- _TASK OBJECTIVE_
Repeat, please, only the lines from the top of the data down to the line with "(f4) at (1006,134)"; include both of those lines.

(Charts and diagrams as code)
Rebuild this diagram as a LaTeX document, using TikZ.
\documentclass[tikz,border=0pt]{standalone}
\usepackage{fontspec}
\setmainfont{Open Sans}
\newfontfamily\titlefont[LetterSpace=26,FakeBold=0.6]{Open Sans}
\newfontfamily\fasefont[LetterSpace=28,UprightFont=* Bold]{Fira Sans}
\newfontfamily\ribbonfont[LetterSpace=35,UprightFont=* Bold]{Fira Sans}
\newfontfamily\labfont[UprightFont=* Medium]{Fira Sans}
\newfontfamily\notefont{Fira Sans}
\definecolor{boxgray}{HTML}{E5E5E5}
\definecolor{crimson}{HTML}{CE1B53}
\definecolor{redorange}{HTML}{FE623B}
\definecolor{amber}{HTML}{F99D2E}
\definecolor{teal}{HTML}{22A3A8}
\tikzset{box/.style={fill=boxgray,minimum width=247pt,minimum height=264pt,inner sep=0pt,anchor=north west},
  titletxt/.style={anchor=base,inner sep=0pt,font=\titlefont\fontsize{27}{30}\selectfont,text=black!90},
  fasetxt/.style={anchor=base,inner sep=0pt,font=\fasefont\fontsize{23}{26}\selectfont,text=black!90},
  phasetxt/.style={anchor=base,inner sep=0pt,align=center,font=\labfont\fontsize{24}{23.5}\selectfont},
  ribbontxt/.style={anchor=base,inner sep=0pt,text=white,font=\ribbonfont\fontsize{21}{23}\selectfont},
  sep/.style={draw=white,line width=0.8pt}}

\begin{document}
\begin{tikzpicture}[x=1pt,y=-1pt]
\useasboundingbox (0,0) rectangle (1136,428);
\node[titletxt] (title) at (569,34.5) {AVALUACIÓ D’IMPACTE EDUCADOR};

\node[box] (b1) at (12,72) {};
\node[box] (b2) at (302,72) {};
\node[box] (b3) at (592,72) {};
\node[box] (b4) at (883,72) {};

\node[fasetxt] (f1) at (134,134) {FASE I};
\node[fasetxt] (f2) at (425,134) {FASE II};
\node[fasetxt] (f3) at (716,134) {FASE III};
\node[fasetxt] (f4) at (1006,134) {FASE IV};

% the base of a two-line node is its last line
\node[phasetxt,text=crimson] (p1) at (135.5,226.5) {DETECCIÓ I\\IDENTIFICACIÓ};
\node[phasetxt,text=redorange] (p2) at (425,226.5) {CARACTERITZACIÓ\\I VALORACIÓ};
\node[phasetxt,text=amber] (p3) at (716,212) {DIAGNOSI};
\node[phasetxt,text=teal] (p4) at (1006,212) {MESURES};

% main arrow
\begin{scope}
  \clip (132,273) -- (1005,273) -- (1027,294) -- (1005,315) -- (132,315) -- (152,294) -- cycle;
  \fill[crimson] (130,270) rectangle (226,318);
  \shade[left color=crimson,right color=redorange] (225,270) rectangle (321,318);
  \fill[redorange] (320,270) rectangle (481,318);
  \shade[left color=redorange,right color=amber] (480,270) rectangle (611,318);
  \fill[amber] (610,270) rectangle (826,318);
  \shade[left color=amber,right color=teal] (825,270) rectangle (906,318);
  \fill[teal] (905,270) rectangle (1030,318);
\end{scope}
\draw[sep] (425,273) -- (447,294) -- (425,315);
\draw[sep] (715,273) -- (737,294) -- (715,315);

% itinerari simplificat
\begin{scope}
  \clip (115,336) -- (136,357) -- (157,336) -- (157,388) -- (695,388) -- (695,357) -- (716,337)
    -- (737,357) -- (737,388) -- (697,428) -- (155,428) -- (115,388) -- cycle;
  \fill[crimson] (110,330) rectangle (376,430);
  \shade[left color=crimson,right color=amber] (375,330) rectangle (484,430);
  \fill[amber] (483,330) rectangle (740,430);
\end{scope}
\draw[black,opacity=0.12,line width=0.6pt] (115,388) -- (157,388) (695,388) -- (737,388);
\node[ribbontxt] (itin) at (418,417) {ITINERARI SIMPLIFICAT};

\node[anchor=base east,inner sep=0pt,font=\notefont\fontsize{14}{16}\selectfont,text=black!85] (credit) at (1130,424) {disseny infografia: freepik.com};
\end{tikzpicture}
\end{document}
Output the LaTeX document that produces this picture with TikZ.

- _CORRECT OUTPUT_
Rebuild this diagram as a LaTeX document, using TikZ.
\documentclass[tikz,border=0pt]{standalone}
\usepackage{fontspec}
\setmainfont{Open Sans}
\newfontfamily\titlefont[LetterSpace=26,FakeBold=0.6]{Open Sans}
\newfontfamily\fasefont[LetterSpace=28,UprightFont=* Bold]{Fira Sans}
\newfontfamily\ribbonfont[LetterSpace=35,UprightFont=* Bold]{Fira Sans}
\newfontfamily\labfont[UprightFont=* Medium]{Fira Sans}
\newfontfamily\notefont{Fira Sans}
\definecolor{boxgray}{HTML}{E5E5E5}
\definecolor{crimson}{HTML}{CE1B53}
\definecolor{redorange}{HTML}{FE623B}
\definecolor{amber}{HTML}{F99D2E}
\definecolor{teal}{HTML}{22A3A8}
\tikzset{box/.style={fill=boxgray,minimum width=247pt,minimum height=264pt,inner sep=0pt,anchor=north west},
  titletxt/.style={anchor=base,inner sep=0pt,font=\titlefont\fontsize{27}{30}\selectfont,text=black!90},
  fasetxt/.style={anchor=base,inner sep=0pt,font=\fasefont\fontsize{23}{26}\selectfont,text=black!90},
  phasetxt/.style={anchor=base,inner sep=0pt,align=center,font=\labfont\fontsize{24}{23.5}\selectfont},
  ribbontxt/.style={anchor=base,inner sep=0pt,text=white,font=\ribbonfont\fontsize{21}{23}\selectfont},
  sep/.style={draw=white,line width=0.8pt}}

\begin{document}
\begin{tikzpicture}[x=1pt,y=-1pt]
\useasboundingbox (0,0) rectangle (1136,428);
\node[titletxt] (title) at (569,34.5) {AVALUACIÓ D’IMPACTE EDUCADOR};

\node[box] (b1) at (12,72) {};
\node[box] (b2) at (302,72) {};
\node[box] (b3) at (592,72) {};
\node[box] (b4) at (883,72) {};

\node[fasetxt] (f1) at (134,134) {FASE I};
\node[fasetxt] (f2) at (425,134) {FASE II};
\node[fasetxt] (f3) at (716,134) {FASE III};
\node[fasetxt] (f4) at (1006,134) {FASE IV};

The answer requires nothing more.